# [The problem]
Return the lines from the line containing "Write the matplotlib code for this chart." through the line containing "from matplotlib.ticker import" exactly. No other line should appear in the answer.

— start Data extract —

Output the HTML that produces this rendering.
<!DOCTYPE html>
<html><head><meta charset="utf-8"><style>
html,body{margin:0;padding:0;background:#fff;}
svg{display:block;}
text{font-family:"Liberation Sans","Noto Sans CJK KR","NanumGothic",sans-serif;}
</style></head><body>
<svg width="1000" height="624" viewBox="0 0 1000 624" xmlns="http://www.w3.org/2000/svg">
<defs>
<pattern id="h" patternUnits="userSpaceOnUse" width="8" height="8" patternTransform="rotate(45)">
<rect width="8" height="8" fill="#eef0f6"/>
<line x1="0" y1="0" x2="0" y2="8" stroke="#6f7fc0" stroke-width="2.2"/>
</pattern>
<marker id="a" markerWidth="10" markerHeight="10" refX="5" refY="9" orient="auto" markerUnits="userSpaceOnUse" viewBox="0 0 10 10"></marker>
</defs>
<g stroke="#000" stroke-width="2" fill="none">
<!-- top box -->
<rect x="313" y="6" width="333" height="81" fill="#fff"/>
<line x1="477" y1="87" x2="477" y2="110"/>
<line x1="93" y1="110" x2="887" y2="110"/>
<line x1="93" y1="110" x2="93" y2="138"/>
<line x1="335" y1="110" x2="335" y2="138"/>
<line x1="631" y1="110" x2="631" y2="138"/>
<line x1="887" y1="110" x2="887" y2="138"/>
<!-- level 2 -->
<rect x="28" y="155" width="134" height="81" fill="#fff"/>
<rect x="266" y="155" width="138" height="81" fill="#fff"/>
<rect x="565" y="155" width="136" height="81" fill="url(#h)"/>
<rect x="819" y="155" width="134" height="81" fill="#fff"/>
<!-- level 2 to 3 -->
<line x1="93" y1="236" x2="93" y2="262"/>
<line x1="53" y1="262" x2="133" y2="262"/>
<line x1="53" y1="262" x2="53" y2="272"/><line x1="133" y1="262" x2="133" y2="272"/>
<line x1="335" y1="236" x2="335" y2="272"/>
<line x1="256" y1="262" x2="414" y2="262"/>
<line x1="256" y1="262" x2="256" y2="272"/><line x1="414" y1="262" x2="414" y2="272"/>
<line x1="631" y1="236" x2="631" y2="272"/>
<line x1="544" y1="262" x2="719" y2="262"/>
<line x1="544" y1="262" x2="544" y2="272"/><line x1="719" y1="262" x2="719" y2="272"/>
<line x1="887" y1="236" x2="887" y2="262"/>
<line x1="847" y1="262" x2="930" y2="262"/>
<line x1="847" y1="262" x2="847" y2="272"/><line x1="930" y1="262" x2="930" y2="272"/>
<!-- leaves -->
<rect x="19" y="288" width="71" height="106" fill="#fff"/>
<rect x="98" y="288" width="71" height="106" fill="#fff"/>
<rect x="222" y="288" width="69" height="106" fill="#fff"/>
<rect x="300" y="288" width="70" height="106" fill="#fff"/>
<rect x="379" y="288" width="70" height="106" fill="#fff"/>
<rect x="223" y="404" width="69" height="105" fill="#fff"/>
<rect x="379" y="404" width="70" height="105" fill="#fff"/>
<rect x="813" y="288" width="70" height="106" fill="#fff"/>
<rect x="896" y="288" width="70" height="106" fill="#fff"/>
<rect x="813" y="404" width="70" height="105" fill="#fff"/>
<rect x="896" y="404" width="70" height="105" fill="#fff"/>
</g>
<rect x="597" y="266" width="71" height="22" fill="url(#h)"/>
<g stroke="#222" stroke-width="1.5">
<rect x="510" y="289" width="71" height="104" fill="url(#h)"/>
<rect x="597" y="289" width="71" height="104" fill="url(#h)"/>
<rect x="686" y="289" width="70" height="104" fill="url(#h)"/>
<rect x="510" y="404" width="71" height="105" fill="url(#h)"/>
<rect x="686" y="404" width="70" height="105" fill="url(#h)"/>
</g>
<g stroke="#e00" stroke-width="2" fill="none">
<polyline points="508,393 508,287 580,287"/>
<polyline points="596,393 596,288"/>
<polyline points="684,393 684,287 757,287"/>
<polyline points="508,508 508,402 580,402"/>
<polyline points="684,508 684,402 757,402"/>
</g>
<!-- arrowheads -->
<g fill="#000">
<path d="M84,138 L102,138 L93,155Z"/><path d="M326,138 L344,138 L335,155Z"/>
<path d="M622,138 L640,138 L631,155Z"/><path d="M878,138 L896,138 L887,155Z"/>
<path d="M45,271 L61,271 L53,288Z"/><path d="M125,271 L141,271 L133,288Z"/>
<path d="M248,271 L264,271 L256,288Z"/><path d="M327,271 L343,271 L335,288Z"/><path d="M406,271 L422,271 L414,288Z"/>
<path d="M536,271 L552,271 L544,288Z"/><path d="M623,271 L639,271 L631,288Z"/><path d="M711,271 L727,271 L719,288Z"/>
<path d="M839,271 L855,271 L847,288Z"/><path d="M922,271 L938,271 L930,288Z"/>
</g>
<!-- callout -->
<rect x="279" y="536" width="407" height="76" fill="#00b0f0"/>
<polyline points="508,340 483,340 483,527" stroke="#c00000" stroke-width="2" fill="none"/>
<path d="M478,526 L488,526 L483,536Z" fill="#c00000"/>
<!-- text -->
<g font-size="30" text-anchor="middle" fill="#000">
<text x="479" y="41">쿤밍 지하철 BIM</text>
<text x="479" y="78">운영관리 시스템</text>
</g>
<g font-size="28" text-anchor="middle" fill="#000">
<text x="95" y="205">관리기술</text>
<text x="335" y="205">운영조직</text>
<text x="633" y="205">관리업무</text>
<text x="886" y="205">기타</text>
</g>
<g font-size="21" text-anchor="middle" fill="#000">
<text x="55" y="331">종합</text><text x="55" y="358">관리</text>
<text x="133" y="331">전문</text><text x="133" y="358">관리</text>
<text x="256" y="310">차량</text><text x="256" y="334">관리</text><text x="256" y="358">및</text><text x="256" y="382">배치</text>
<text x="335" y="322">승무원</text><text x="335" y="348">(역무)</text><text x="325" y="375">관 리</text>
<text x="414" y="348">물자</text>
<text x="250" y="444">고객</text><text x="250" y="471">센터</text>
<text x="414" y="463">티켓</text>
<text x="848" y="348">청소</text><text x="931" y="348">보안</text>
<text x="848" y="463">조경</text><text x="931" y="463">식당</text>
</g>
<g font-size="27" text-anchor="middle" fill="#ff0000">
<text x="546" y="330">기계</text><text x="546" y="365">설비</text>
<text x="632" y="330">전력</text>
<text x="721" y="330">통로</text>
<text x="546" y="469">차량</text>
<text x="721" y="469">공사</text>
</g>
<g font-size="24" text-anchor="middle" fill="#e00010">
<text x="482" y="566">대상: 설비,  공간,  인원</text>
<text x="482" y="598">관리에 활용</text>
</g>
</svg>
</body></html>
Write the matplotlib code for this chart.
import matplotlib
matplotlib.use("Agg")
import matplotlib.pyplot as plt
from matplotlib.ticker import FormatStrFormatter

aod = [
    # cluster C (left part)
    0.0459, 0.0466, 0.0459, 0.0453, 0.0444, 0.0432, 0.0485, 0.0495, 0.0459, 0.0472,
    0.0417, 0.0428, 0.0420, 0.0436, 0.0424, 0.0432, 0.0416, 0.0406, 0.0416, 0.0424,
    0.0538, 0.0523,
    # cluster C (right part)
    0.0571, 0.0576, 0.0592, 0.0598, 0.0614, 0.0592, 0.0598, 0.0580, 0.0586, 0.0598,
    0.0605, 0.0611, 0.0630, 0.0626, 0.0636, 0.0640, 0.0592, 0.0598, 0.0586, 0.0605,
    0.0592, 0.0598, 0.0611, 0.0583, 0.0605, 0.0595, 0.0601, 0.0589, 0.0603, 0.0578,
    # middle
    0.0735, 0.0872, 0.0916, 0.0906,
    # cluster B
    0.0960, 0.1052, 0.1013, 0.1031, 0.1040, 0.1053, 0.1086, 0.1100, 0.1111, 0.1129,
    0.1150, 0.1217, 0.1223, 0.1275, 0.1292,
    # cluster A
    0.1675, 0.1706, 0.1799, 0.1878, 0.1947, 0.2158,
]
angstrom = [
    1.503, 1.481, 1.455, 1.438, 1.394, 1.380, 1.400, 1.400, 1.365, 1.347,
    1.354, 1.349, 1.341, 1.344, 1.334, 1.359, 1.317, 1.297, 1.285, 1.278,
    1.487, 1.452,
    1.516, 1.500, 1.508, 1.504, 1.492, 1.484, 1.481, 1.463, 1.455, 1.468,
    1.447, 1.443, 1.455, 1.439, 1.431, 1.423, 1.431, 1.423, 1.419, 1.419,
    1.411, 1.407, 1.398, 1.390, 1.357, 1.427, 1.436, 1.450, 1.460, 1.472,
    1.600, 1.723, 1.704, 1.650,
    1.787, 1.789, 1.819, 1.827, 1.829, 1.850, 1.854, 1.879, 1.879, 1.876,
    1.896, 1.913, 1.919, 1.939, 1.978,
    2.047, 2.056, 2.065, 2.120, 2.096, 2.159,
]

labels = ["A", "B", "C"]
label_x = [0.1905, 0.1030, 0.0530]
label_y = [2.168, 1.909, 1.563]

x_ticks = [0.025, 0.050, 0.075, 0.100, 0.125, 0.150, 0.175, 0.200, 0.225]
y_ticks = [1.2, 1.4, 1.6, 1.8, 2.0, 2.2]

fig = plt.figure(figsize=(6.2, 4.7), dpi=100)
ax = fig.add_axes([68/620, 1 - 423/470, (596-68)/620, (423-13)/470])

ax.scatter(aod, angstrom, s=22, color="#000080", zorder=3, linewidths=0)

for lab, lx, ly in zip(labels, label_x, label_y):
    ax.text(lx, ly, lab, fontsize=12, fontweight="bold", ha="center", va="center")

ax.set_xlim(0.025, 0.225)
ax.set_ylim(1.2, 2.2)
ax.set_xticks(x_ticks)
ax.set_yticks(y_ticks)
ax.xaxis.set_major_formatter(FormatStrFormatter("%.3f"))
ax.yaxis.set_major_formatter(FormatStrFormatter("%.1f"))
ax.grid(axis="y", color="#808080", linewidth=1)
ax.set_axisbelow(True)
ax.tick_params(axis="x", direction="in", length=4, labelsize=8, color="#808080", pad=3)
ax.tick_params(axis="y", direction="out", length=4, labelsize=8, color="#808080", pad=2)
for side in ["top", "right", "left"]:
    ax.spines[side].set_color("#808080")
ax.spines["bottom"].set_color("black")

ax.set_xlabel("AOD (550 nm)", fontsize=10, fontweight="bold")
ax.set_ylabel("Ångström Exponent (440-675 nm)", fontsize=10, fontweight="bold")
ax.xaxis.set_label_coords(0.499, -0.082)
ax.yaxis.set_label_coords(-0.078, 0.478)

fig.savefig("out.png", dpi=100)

— end Data extract —

# [Finished task]
Write the matplotlib code for this chart.
import matplotlib
matplotlib.use("Agg")
import matplotlib.pyplot as plt
from matplotlib.ticker import FormatStrFormatter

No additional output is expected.